## EXERCISE REQUIREMENTS
Print nothing but the lines from the start of the listing below through the line that contains "0.975, 0.98, 0.98]". Do not include the pictures.

## GIVEN MATERIAL
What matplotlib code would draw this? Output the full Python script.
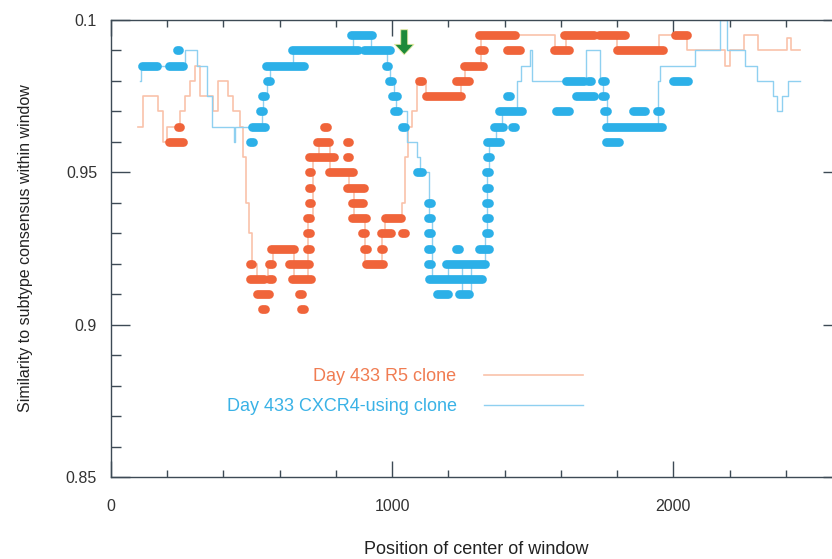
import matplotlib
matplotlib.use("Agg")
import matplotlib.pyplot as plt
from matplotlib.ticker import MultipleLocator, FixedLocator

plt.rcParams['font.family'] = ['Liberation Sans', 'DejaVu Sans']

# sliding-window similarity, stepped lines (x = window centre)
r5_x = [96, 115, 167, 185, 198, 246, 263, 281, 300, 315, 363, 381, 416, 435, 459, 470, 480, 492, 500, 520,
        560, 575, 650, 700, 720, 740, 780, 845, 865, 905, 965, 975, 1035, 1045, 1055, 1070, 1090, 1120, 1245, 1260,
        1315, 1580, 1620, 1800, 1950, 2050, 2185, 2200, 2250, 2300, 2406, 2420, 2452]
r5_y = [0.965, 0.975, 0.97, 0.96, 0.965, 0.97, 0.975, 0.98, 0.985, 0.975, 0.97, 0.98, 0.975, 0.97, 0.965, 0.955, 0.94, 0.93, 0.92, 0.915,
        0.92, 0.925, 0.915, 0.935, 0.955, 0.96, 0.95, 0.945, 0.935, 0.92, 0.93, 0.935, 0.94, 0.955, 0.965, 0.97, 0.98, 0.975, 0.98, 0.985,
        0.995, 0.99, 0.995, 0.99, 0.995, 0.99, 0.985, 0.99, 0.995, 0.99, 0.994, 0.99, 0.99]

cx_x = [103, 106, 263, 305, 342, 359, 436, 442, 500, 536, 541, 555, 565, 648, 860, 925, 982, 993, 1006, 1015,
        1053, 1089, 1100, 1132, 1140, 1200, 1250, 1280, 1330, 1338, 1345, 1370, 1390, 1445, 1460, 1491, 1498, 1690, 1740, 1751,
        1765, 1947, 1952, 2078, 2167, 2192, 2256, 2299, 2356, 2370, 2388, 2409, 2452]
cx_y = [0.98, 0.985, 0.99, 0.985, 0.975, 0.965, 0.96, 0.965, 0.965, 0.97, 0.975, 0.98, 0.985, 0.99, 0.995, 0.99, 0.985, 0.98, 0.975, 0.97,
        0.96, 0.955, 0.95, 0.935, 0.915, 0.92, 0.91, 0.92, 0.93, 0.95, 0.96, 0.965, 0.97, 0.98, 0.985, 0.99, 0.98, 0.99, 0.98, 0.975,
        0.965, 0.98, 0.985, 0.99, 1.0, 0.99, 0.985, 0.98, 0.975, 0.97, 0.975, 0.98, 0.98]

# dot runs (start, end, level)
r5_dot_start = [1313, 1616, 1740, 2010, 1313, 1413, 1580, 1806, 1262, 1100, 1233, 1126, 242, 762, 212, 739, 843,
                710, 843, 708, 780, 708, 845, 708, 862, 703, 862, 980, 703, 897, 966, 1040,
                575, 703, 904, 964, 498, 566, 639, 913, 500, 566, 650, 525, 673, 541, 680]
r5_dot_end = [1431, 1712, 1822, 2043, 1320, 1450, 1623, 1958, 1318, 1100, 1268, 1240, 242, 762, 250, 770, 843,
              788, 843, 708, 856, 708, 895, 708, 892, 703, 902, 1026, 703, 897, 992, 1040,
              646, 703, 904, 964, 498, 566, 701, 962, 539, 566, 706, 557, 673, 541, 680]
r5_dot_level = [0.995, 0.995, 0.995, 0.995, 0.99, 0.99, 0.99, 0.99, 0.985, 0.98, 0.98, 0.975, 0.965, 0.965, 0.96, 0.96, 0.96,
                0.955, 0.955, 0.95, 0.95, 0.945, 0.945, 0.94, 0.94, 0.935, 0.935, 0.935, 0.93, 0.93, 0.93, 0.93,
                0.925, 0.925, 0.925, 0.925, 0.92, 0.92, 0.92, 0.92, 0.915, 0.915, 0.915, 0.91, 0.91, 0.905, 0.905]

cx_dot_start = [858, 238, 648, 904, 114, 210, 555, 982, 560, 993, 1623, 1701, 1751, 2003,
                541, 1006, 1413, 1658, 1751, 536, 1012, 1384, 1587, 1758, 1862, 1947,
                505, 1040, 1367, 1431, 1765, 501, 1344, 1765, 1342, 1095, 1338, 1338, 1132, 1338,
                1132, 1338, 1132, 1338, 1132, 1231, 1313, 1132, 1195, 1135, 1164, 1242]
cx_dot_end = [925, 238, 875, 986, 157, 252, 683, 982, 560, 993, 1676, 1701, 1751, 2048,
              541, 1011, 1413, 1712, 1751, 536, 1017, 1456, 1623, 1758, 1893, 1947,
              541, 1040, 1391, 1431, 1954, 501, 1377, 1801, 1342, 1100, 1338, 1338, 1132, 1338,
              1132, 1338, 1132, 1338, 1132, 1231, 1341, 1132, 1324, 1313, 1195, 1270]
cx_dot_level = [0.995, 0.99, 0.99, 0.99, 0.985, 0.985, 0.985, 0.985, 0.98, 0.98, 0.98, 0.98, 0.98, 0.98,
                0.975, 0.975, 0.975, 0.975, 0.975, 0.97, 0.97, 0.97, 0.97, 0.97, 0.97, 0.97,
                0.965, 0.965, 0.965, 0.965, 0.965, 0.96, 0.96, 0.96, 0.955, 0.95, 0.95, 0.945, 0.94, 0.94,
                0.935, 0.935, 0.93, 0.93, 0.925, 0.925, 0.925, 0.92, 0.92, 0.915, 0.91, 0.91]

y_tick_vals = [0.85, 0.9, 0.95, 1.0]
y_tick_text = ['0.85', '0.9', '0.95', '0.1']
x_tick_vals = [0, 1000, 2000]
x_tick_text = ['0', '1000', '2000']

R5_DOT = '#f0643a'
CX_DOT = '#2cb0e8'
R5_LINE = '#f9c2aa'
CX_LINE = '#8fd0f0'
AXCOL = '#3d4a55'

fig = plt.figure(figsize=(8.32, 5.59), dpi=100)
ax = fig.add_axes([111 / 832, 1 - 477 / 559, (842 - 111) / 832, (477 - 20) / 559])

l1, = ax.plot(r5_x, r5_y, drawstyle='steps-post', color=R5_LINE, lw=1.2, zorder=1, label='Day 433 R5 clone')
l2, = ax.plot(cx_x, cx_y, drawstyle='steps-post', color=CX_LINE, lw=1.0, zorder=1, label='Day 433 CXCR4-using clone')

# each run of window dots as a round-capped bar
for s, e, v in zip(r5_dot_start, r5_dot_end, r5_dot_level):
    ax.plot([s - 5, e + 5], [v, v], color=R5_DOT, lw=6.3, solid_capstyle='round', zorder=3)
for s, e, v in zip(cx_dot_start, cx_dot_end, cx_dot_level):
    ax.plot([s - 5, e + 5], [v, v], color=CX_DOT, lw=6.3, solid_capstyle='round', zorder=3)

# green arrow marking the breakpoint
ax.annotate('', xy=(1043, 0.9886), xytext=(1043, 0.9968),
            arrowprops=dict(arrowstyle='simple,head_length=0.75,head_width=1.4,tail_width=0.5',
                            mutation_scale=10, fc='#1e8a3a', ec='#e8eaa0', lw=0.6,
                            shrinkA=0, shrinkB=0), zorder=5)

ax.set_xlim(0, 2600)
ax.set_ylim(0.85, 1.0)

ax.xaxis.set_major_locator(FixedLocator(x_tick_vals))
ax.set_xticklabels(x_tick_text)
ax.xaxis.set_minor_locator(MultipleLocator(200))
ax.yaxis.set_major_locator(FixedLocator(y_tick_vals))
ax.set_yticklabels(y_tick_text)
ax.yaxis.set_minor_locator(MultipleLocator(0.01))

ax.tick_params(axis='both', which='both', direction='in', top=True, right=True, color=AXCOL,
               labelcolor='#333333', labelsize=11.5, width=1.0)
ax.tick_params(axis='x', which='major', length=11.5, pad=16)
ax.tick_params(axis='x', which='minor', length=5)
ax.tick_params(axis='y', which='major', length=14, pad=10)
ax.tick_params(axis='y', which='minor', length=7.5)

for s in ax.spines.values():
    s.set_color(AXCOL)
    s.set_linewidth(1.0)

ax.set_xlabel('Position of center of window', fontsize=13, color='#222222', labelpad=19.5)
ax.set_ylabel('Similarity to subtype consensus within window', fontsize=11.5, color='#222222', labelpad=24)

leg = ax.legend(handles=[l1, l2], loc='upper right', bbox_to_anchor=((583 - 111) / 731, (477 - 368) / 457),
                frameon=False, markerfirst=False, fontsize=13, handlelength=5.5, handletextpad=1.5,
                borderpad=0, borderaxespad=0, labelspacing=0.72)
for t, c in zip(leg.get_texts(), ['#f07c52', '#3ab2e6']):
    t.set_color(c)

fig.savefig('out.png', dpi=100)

## WRITTEN REPLY
What matplotlib code would draw this? Output the full Python script.
import matplotlib
matplotlib.use("Agg")
import matplotlib.pyplot as plt
from matplotlib.ticker import MultipleLocator, FixedLocator

plt.rcParams['font.family'] = ['Liberation Sans', 'DejaVu Sans']

# sliding-window similarity, stepped lines (x = window centre)
r5_x = [96, 115, 167, 185, 198, 246, 263, 281, 300, 315, 363, 381, 416, 435, 459, 470, 480, 492, 500, 520,
        560, 575, 650, 700, 720, 740, 780, 845, 865, 905, 965, 975, 1035, 1045, 1055, 1070, 1090, 1120, 1245, 1260,
        1315, 1580, 1620, 1800, 1950, 2050, 2185, 2200, 2250, 2300, 2406, 2420, 2452]
r5_y = [0.965, 0.975, 0.97, 0.96, 0.965, 0.97, 0.975, 0.98, 0.985, 0.975, 0.97, 0.98, 0.975, 0.97, 0.965, 0.955, 0.94, 0.93, 0.92, 0.915,
        0.92, 0.925, 0.915, 0.935, 0.955, 0.96, 0.95, 0.945, 0.935, 0.92, 0.93, 0.935, 0.94, 0.955, 0.965, 0.97, 0.98, 0.975, 0.98, 0.985,
        0.995, 0.99, 0.995, 0.99, 0.995, 0.99, 0.985, 0.99, 0.995, 0.99, 0.994, 0.99, 0.99]

cx_x = [103, 106, 263, 305, 342, 359, 436, 442, 500, 536, 541, 555, 565, 648, 860, 925, 982, 993, 1006, 1015,
        1053, 1089, 1100, 1132, 1140, 1200, 1250, 1280, 1330, 1338, 1345, 1370, 1390, 1445, 1460, 1491, 1498, 1690, 1740, 1751,
        1765, 1947, 1952, 2078, 2167, 2192, 2256, 2299, 2356, 2370, 2388, 2409, 2452]
cx_y = [0.98, 0.985, 0.99, 0.985, 0.975, 0.965, 0.96, 0.965, 0.965, 0.97, 0.975, 0.98, 0.985, 0.99, 0.995, 0.99, 0.985, 0.98, 0.975, 0.97,
        0.96, 0.955, 0.95, 0.935, 0.915, 0.92, 0.91, 0.92, 0.93, 0.95, 0.96, 0.965, 0.97, 0.98, 0.985, 0.99, 0.98, 0.99, 0.98, 0.975,
        0.965, 0.98, 0.985, 0.99, 1.0, 0.99, 0.985, 0.98, 0.975, 0.97, 0.975, 0.98, 0.98]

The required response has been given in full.